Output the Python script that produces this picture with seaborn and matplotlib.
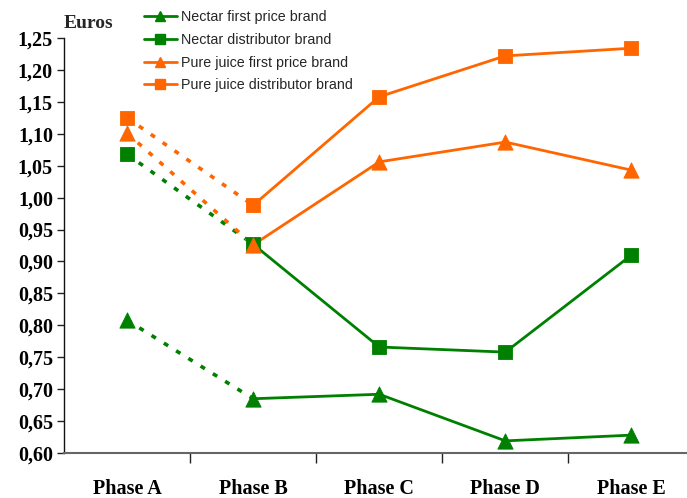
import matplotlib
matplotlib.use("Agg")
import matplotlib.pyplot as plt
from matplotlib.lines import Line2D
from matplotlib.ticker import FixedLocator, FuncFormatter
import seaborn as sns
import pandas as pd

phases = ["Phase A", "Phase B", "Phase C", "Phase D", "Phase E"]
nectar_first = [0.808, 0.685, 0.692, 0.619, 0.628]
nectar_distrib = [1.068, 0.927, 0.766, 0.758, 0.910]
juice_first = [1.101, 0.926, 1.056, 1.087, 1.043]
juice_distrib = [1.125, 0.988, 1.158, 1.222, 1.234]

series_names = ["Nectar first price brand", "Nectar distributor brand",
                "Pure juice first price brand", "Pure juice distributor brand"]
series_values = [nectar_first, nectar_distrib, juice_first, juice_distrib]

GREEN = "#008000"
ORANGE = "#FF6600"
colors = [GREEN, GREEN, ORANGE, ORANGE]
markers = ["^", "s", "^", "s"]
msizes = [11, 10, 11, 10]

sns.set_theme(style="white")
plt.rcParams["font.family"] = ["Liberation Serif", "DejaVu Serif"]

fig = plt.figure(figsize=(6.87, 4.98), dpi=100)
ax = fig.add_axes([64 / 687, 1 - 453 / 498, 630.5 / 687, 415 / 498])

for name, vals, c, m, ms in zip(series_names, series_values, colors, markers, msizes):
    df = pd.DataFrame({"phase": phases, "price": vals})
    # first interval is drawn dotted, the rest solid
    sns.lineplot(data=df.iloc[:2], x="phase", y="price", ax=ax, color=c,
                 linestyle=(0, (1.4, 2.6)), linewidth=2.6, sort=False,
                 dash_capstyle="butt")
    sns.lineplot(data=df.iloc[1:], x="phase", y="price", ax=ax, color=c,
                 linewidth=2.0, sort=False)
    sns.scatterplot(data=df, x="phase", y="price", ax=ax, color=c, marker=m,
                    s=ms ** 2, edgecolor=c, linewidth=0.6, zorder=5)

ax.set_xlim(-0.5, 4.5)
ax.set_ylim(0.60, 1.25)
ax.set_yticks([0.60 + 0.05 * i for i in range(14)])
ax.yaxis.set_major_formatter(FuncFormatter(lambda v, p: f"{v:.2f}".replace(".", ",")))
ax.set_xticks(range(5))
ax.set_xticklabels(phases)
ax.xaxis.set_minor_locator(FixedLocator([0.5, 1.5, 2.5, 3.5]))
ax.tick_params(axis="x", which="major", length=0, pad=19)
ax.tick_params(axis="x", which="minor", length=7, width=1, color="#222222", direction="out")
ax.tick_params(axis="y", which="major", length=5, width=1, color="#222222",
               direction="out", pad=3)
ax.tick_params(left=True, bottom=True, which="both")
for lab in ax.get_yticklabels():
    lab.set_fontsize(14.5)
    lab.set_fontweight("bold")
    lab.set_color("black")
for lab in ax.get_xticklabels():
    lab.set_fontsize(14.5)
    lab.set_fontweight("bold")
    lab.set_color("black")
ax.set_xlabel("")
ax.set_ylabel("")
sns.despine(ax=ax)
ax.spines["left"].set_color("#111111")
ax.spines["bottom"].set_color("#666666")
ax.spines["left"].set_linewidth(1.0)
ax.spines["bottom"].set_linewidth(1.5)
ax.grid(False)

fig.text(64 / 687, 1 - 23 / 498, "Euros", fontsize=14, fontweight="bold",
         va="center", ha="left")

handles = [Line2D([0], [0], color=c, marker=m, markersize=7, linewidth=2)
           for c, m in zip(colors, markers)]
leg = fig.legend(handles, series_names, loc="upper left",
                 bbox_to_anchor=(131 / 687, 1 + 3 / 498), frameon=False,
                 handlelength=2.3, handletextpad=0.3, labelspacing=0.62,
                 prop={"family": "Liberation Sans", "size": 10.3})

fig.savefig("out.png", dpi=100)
_____
Please extract exactly the lines of the data, from the first through the line containing "juice_distrib = [1.125, 0.988, 1.158, 1.222, 1.234]", and add no pictures to the copy.

> WRITTEN REPLY:
Output the Python script that produces this picture with seaborn and matplotlib.
import matplotlib
matplotlib.use("Agg")
import matplotlib.pyplot as plt
from matplotlib.lines import Line2D
from matplotlib.ticker import FixedLocator, FuncFormatter
import seaborn as sns
import pandas as pd

phases = ["Phase A", "Phase B", "Phase C", "Phase D", "Phase E"]
nectar_first = [0.808, 0.685, 0.692, 0.619, 0.628]
nectar_distrib = [1.068, 0.927, 0.766, 0.758, 0.910]
juice_first = [1.101, 0.926, 1.056, 1.087, 1.043]
juice_distrib = [1.125, 0.988, 1.158, 1.222, 1.234]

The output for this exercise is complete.